Turner's campaign finances appear to be in greater disarray. The latest campaign finance report in his five runs for City Council shows he has been paying for campaign and district offices with his own money and has yet to raise enough money to reimburse himself. At the end of 2007, the last date for which campaign finance reports are available, Turner's campaign owed him $122,302, mostly for campaign expenses and for running a campaign and district office. Some of the expenses date to 1999, his first campaign. His campaign closed out 2007 with just $612 on hand.
Turner is the only councilor who operates a full district office outside City Hall. Boston city councilors are paid $87,500 a year.
Turner, 68, was born in Cincinnati and graduated from Harvard in 1963, before moving to Washington, D.C., to become a reporter with the Washington Afro-American Newspaper. He began community organizing in New York and Hartford before moving to Boston, where he took an organizer's job in the South End and joined forces with Mel King, the city's best known activist who would later run unsuccessfully for mayor. Turner helped champion the fight against a superhighway that would have divided the city. His demonstrations - such as a 1989 protest inside a Roxbury bank branch to highlight discriminatory practices - often got him arrested.
Turner did not stop agitating when he won election to an open council seat in 1999 by defeating Tracy Litthcut, an opponent who was backed by Mayor Thomas M. Menino.
In 2003, Turner joined with King and other community leaders to form The New Majority, a coalition uniting minority communities around shared concerns such as housing, economic development, hate crimes, and education. He advocated for rent control, education equity, change in the law allowing criminal background checks, and has fiercely opposed a South End biolab.
But with concerns that traverse the world, Turner is often known for focusing on issues far beyond the reach of City Council. Last year, he prompted City Council to passionately debate and ultimately pass legislation denouncing the Iraq war. In 2004, he drew criticism for holding a press conference displaying photos that purportedly showed Iraqi women being raped by US soldiers. The photos were later credited to a pornographic website.
In recent weeks, after Wilkerson's arrest and as the FBI continued to investigate, Turner suggested that the FBI investigation was racially motivated. In a Nov. 10 story in the Jamaica Plain Gazette, Turner said an undercover FBI agent had visited his office, and he blamed the FBI for "trying to take black politicians down."
"The FBI is, from my perspective, an evil institution," he was quoted as saying.
Warren T. Bamford, the special agent in charge of the FBI's Boston office, said race hasn't played any role in the FBI's ongoing corruption probe that led to the charges against Wilkerson and Turner.
"Naturally there are no racial overtones to this," Bamford said. "We are looking at public corruption at any level and it really doesn't matter to us ethnicity, religion or other factors.
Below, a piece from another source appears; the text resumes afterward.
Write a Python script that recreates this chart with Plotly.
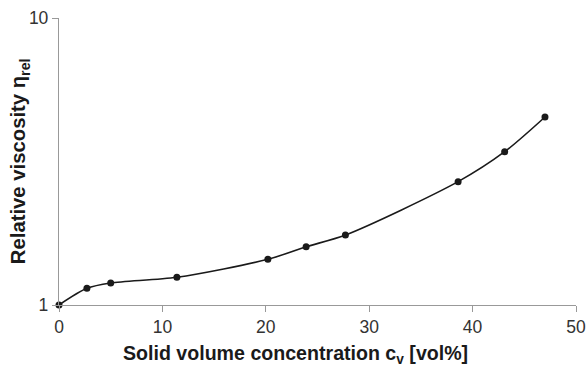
import plotly.graph_objects as go

cv = [0, 2.7, 5.0, 11.4, 20.2, 23.9, 27.7, 38.6, 43.1, 47.0]
eta_rel = [1.0, 1.143, 1.193, 1.249, 1.443, 1.596, 1.753, 2.69, 3.42, 4.52]

x_ticks = [0, 10, 20, 30, 40, 50]
y_ticks = [1, 10]

FONT = "Liberation Sans, Arial, sans-serif"

fig = go.Figure()
fig.add_trace(go.Scatter(
    x=cv, y=eta_rel, mode="lines+markers",
    line=dict(color="#1a1a1a", width=1.6, shape="spline", smoothing=0.8),
    marker=dict(color="#1a1a1a", size=7),
    showlegend=False, cliponaxis=False,
))

axis_font = dict(family=FONT, size=17.5, color="#333333")
fig.update_layout(
    width=588, height=368,
    margin=dict(l=59, r=12, t=18, b=63),
    paper_bgcolor="white", plot_bgcolor="white",
    xaxis=dict(
        range=[0, 50], tickvals=x_ticks, ticktext=[str(v) for v in x_ticks],
        showgrid=False, zeroline=False, showline=True, linecolor="#999999", linewidth=1.3,
        ticks="outside", ticklen=6, tickcolor="#999999", tickwidth=1.3,
        tickfont=axis_font, automargin=False,
    ),
    yaxis=dict(
        type="log", range=[0, 1], tickvals=y_ticks, ticktext=[str(v) for v in y_ticks],
        showgrid=False, zeroline=False, showline=True, linecolor="#999999", linewidth=1.3,
        ticks="outside", ticklen=6, tickcolor="#999999", tickwidth=1.3,
        tickfont=axis_font, automargin=False,
    ),
    annotations=[
        dict(text="<b>Solid volume concentration c<sub>v</sub> [vol%]</b>",
             xref="paper", yref="paper", x=0.457, y=-0.172, xanchor="center", yanchor="middle",
             showarrow=False,
             font=dict(family=FONT, size=19.6, color="#1a1a1a")),
        dict(text="<b>Relative viscosity η<sub>rel</sub></b>",
             xref="paper", yref="paper", x=-0.075, y=0.502, xanchor="center", yanchor="middle",
             showarrow=False, textangle=-90,
             font=dict(family=FONT, size=20.3, color="#1a1a1a")),
    ],
)

fig.write_html("out.html", config={"displayModeBar": False},
               post_script="document.body.style.margin='0';")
We're looking for honesty in public service and that's what we are trying to maintain. The idea that this has some racial overtone or is racially motivated is not correct.''
He said public corruption investigations are one of the FBI's top criminal priorities, second only to national security investigations.
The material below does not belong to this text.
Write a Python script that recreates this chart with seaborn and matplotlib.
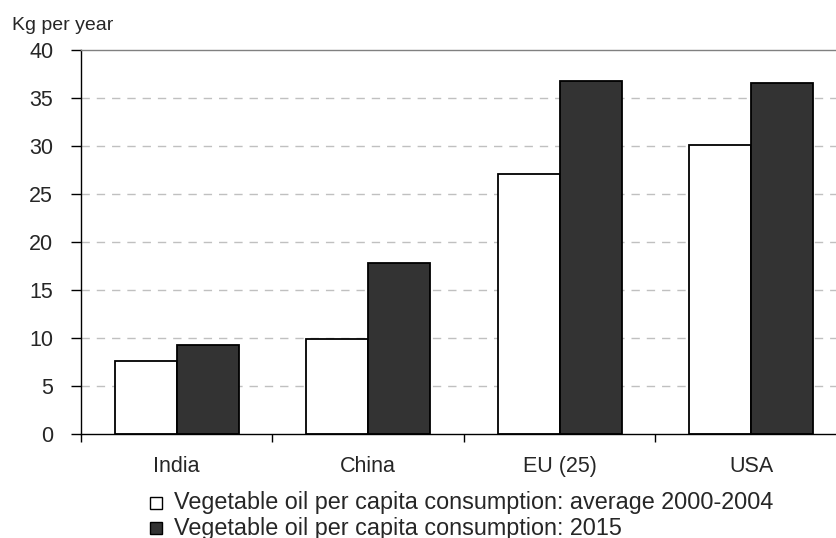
import pandas as pd
import matplotlib.pyplot as plt
import seaborn as sns

# values
regions = ['India', 'China', 'EU (25)', 'USA']
avg_2000_2004 = [7.6, 9.9, 27.1, 30.1]
year_2015 = [9.3, 17.8, 36.8, 36.6]
series_names = ['Vegetable oil per capita consumption: average 2000-2004',
                'Vegetable oil per capita consumption: 2015']
y_ticks = [0, 5, 10, 15, 20, 25, 30, 35, 40]

df = pd.DataFrame({
    'region': regions * 2,
    'value': avg_2000_2004 + year_2015,
    'series': [series_names[0]] * 4 + [series_names[1]] * 4,
})

sns.set_style('white')
plt.rcParams['font.family'] = ['Liberation Sans', 'DejaVu Sans']

fig = plt.figure(figsize=(8.37, 5.38), dpi=100)
ax = fig.add_axes([81 / 837, 104 / 538, 766 / 837, 384 / 538])

sns.barplot(data=df, x='region', y='value', hue='series',
            palette=['white', '#333333'], edgecolor='black', linewidth=1.3,
            width=0.65, gap=0, ax=ax, legend=False)

ax.set_ylim(0, 40)
ax.set_xlim(-0.5, 3.5)
ax.set_yticks(y_ticks)
ax.set_yticklabels([str(t) for t in y_ticks], fontsize=15.5)
ax.set_xlabel('')
ax.set_ylabel('')
ax.tick_params(axis='x', length=0, labelsize=15.5, pad=16)
ax.tick_params(axis='y', length=7, width=1, direction='out', color='black', pad=13, left=True)
ax.set_xticks([-0.5, 0.5, 1.5, 2.5], minor=True)
ax.tick_params(axis='x', which='minor', length=6, width=1, direction='out', color='black', bottom=True)

for t in y_ticks[1:-1]:
    ax.axhline(t, color='#c0c0c0', lw=1, ls=(0, (6, 5)), zorder=0)

ax.spines['left'].set_color('black')
ax.spines['bottom'].set_color('black')
ax.spines['top'].set_color('#808080')
ax.spines['right'].set_visible(False)
for s in ax.spines.values():
    s.set_linewidth(1)

fig.text(12 / 837, 1 - 26 / 538, 'Kg per year', fontsize=14, va='center', ha='left')

# legend
colors = ['white', '#333333']
for i, (name, c) in enumerate(zip(series_names, colors)):
    y = 1 - (503 + 25 * i) / 538
    fig.patches.append(plt.Rectangle((150 / 837, y - 6 / 538), 12 / 837, 12 / 538,
                                     transform=fig.transFigure, facecolor=c,
                                     edgecolor='black', lw=1, figure=fig))
    fig.text(174 / 837, y, name, fontsize=16.8, va='center', ha='left')

fig.savefig('out.png', dpi=100)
Bamford said the investigation is continuing and has gone from a covert probe involving undercover agents to an overt investigation involving interviews and a search of records. He declined to comment on whether more arrests are likely, or whether any particular public officials have been cleared of any wrongdoing.
"We're pursuing this investigation right now and we will go in whatever direction that takes us,'' Bamford said. "It's too early to say someone has been cleared or is a target. This is the first stage of the overt part of the investigation.''
But Bamford added, "We have to be so careful because we are dealing with elected officials or appointed officials. Much of why they are there is because of their integrity and how well their record is. So you can't assume just because someone's records are being looked at or someone is being interviewed that they've done anything wrong. There are many facets to a public corruption investigation.''
Councilor John M. Tobin Jr. said he often finds himself defending Turner to his constituents, who are annoyed by Turner's extreme views. Tobin said he believes they spring from an honest place.
"Chuck really believed in what he was saying, was very principled in that," Tobin said. "Even if I didn't agree with that, he made you think."
The Rev. Ray Hammond, pastor of Bethel AME Church in Jamaica Plain, said that in the 40 years he has known Turner, he has never questioned his commitment to doing the right thing.
"We haven't always agreed on everything, but I never questioned his commitment to the community, the leadership he has shown, and the sacrifices he has made," Hammond said. "He has been at the forefront of issues including education, youth, violence, housing, anything that had a significant impact on his constituents. Poor people have been at the forefront of his concerns."
Some of Turner's supporters in his district found the allegations hard to believe. "Everyone is innocent until proven guilty," Shirley Spinkston, 44, said in Dudley Square. "There are always two sides to the story. He ought to be heard out. We have to see the proof."
Natasha Parker, 38, a cosmetologist from Roxbury, also wanted to know more details. "He is a good man," Parker said.
At Turner's house yesterday morning, about a dozen staff members, friends, and supporters gathered but declined to comment. Michael McCune, a neighbor and longtime friend of Turner's, could not believe the news. "It's a damn shame," he said.